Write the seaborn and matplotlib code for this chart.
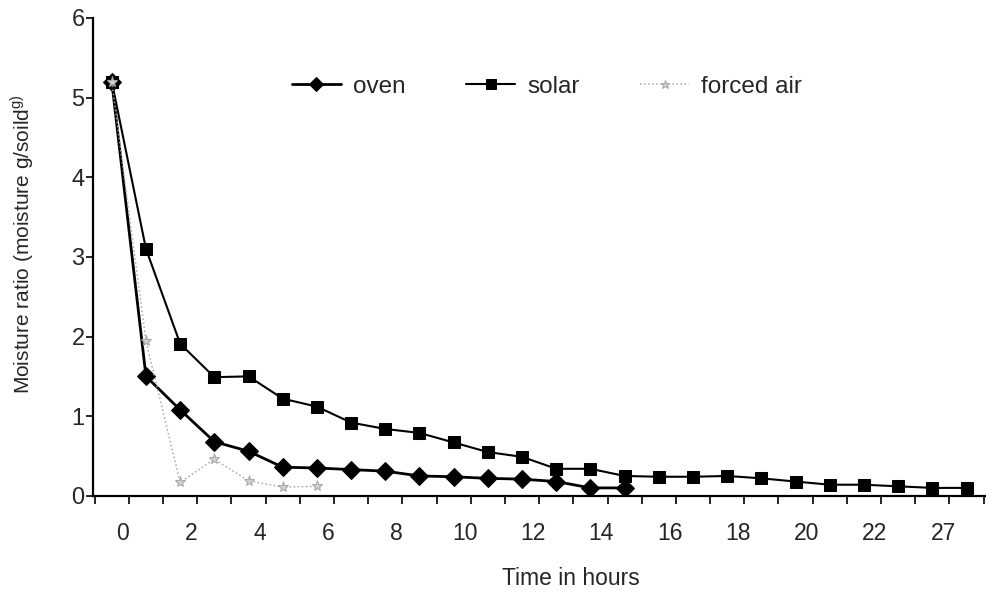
import matplotlib
matplotlib.use("Agg")
import matplotlib.pyplot as plt
import matplotlib.transforms as mtransforms
import seaborn as sns
import pandas as pd
import numpy as np

# ---- data ----
tick_labels = ["0", "2", "4", "6", "8", "10", "12", "14", "16", "18", "20", "22", "27"]
oven = [5.2, 1.5, 1.08, 0.68, 0.56, 0.36, 0.35, 0.33, 0.31, 0.25, 0.24, 0.22, 0.21, 0.18, 0.1, 0.1]
solar = [5.2, 3.1, 1.91, 1.49, 1.5, 1.22, 1.12, 0.92, 0.84, 0.79, 0.67, 0.55, 0.49, 0.34, 0.34,
         0.25, 0.24, 0.24, 0.25, 0.22, 0.18, 0.14, 0.14, 0.12, 0.1, 0.1]
forced_air = [5.2, 1.94, 0.17, 0.46, 0.19, 0.11, 0.12]

sns.set_theme(style="ticks")
plt.rcParams['font.family'] = ['Liberation Sans', 'DejaVu Sans']
plt.rcParams['mathtext.fontset'] = 'custom'
plt.rcParams['mathtext.rm'] = 'Liberation Sans'

fig = plt.figure(figsize=(9.86, 5.96), dpi=100)
ax = fig.add_axes([0.0943, 0.168, 0.905, 0.802])

df_oven = pd.DataFrame({"t": np.arange(len(oven)), "v": oven})
df_solar = pd.DataFrame({"t": np.arange(len(solar)), "v": solar})
df_forced = pd.DataFrame({"t": np.arange(len(forced_air)), "v": forced_air})

sns.lineplot(data=df_oven, x="t", y="v", ax=ax, color="black", lw=2.0,
             marker="D", markersize=9, markeredgecolor="black", label="oven")
sns.lineplot(data=df_solar, x="t", y="v", ax=ax, color="black", lw=1.5,
             marker="s", markersize=8.5, markeredgecolor="black", label="solar")
sns.lineplot(data=df_forced, x="t", y="v", ax=ax, color="#a8a8a8", lw=1.1,
             linestyle=":", marker="*", markersize=8, markeredgecolor="#a8a8a8",
             markerfacecolor="#d0d0d0", label="forced air")

n = len(solar)
ax.set_xlim(-0.55, n - 0.45)
ax.set_ylim(0, 6)

# major ticks: labels every other category; minor ticks: category boundaries
ax.set_xticks(np.arange(0, n, 2)[:len(tick_labels)])
ax.set_xticklabels(tick_labels, fontsize=16.5)
ax.set_xticks(np.arange(-0.5, n, 1.0), minor=True)
ax.tick_params(axis="x", which="major", length=0, pad=19)
ax.tick_params(axis="x", which="minor", length=6, width=1.2, direction="out", color="black")
offset = mtransforms.ScaledTranslation(11 / 100, 0, fig.dpi_scale_trans)
for lab in ax.get_xticklabels():
    lab.set_transform(lab.get_transform() + offset)

ax.set_yticks(range(0, 7))
ax.set_yticklabels([str(i) for i in range(0, 7)], fontsize=17)
ax.tick_params(axis="y", length=5, width=1.2, direction="out", color="black", pad=1)

for s in ["top", "right"]:
    ax.spines[s].set_visible(False)
for s in ["left", "bottom"]:
    ax.spines[s].set_color("black")
    ax.spines[s].set_linewidth(1.6)

ax.set_xlabel("Time in hours", fontsize=16.5)
ax.xaxis.set_label_coords(0.536, -0.148)
ax.set_ylabel(r"Moisture ratio (moisture g/soild$^{\mathrm{g)}}$", fontsize=15)
ax.yaxis.set_label_coords(-0.064, 0.527)

ax.legend(loc="center left", bbox_to_anchor=(0.2096, 0.856), ncol=3, frameon=False,
          fontsize=17.5, handlelength=2.0, handletextpad=0.5, columnspacing=2.5,
          borderpad=0, markerscale=0.8)

fig.savefig("out.png", dpi=100, facecolor="white")
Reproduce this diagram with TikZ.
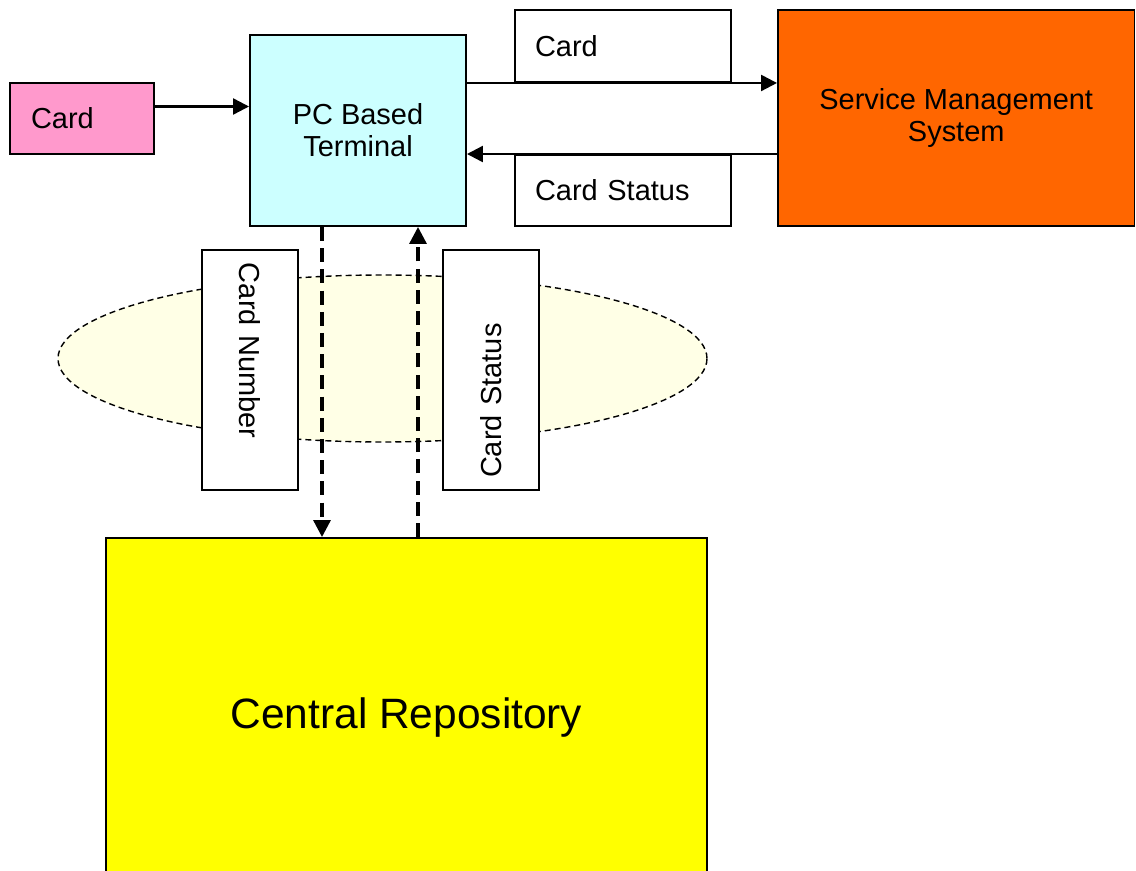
┄┄┄┄┄┄┄┄┄┄┄┄┄┄┄┄┄┄┄┄
_AIM_: Repeat the listing in full and exactly. Leave any pictures out.

_EXERCISE RESULT_:
Write the seaborn and matplotlib code for this chart.
import matplotlib
matplotlib.use("Agg")
import matplotlib.pyplot as plt
import matplotlib.transforms as mtransforms
import seaborn as sns
import pandas as pd
import numpy as np

# ---- data ----
tick_labels = ["0", "2", "4", "6", "8", "10", "12", "14", "16", "18", "20", "22", "27"]
oven = [5.2, 1.5, 1.08, 0.68, 0.56, 0.36, 0.35, 0.33, 0.31, 0.25, 0.24, 0.22, 0.21, 0.18, 0.1, 0.1]
solar = [5.2, 3.1, 1.91, 1.49, 1.5, 1.22, 1.12, 0.92, 0.84, 0.79, 0.67, 0.55, 0.49, 0.34, 0.34,
         0.25, 0.24, 0.24, 0.25, 0.22, 0.18, 0.14, 0.14, 0.12, 0.1, 0.1]
forced_air = [5.2, 1.94, 0.17, 0.46, 0.19, 0.11, 0.12]

sns.set_theme(style="ticks")
plt.rcParams['font.family'] = ['Liberation Sans', 'DejaVu Sans']
plt.rcParams['mathtext.fontset'] = 'custom'
plt.rcParams['mathtext.rm'] = 'Liberation Sans'

fig = plt.figure(figsize=(9.86, 5.96), dpi=100)
ax = fig.add_axes([0.0943, 0.168, 0.905, 0.802])

df_oven = pd.DataFrame({"t": np.arange(len(oven)), "v": oven})
df_solar = pd.DataFrame({"t": np.arange(len(solar)), "v": solar})
df_forced = pd.DataFrame({"t": np.arange(len(forced_air)), "v": forced_air})

sns.lineplot(data=df_oven, x="t", y="v", ax=ax, color="black", lw=2.0,
             marker="D", markersize=9, markeredgecolor="black", label="oven")
sns.lineplot(data=df_solar, x="t", y="v", ax=ax, color="black", lw=1.5,
             marker="s", markersize=8.5, markeredgecolor="black", label="solar")
sns.lineplot(data=df_forced, x="t", y="v", ax=ax, color="#a8a8a8", lw=1.1,
             linestyle=":", marker="*", markersize=8, markeredgecolor="#a8a8a8",
             markerfacecolor="#d0d0d0", label="forced air")

n = len(solar)
ax.set_xlim(-0.55, n - 0.45)
ax.set_ylim(0, 6)

# major ticks: labels every other category; minor ticks: category boundaries
ax.set_xticks(np.arange(0, n, 2)[:len(tick_labels)])
ax.set_xticklabels(tick_labels, fontsize=16.5)
ax.set_xticks(np.arange(-0.5, n, 1.0), minor=True)
ax.tick_params(axis="x", which="major", length=0, pad=19)
ax.tick_params(axis="x", which="minor", length=6, width=1.2, direction="out", color="black")
offset = mtransforms.ScaledTranslation(11 / 100, 0, fig.dpi_scale_trans)
for lab in ax.get_xticklabels():
    lab.set_transform(lab.get_transform() + offset)

ax.set_yticks(range(0, 7))
ax.set_yticklabels([str(i) for i in range(0, 7)], fontsize=17)
ax.tick_params(axis="y", length=5, width=1.2, direction="out", color="black", pad=1)

for s in ["top", "right"]:
    ax.spines[s].set_visible(False)
for s in ["left", "bottom"]:
    ax.spines[s].set_color("black")
    ax.spines[s].set_linewidth(1.6)

ax.set_xlabel("Time in hours", fontsize=16.5)
ax.xaxis.set_label_coords(0.536, -0.148)
ax.set_ylabel(r"Moisture ratio (moisture g/soild$^{\mathrm{g)}}$", fontsize=15)
ax.yaxis.set_label_coords(-0.064, 0.527)

ax.legend(loc="center left", bbox_to_anchor=(0.2096, 0.856), ncol=3, frameon=False,
          fontsize=17.5, handlelength=2.0, handletextpad=0.5, columnspacing=2.5,
          borderpad=0, markerscale=0.8)

fig.savefig("out.png", dpi=100, facecolor="white")
Reproduce this diagram with TikZ.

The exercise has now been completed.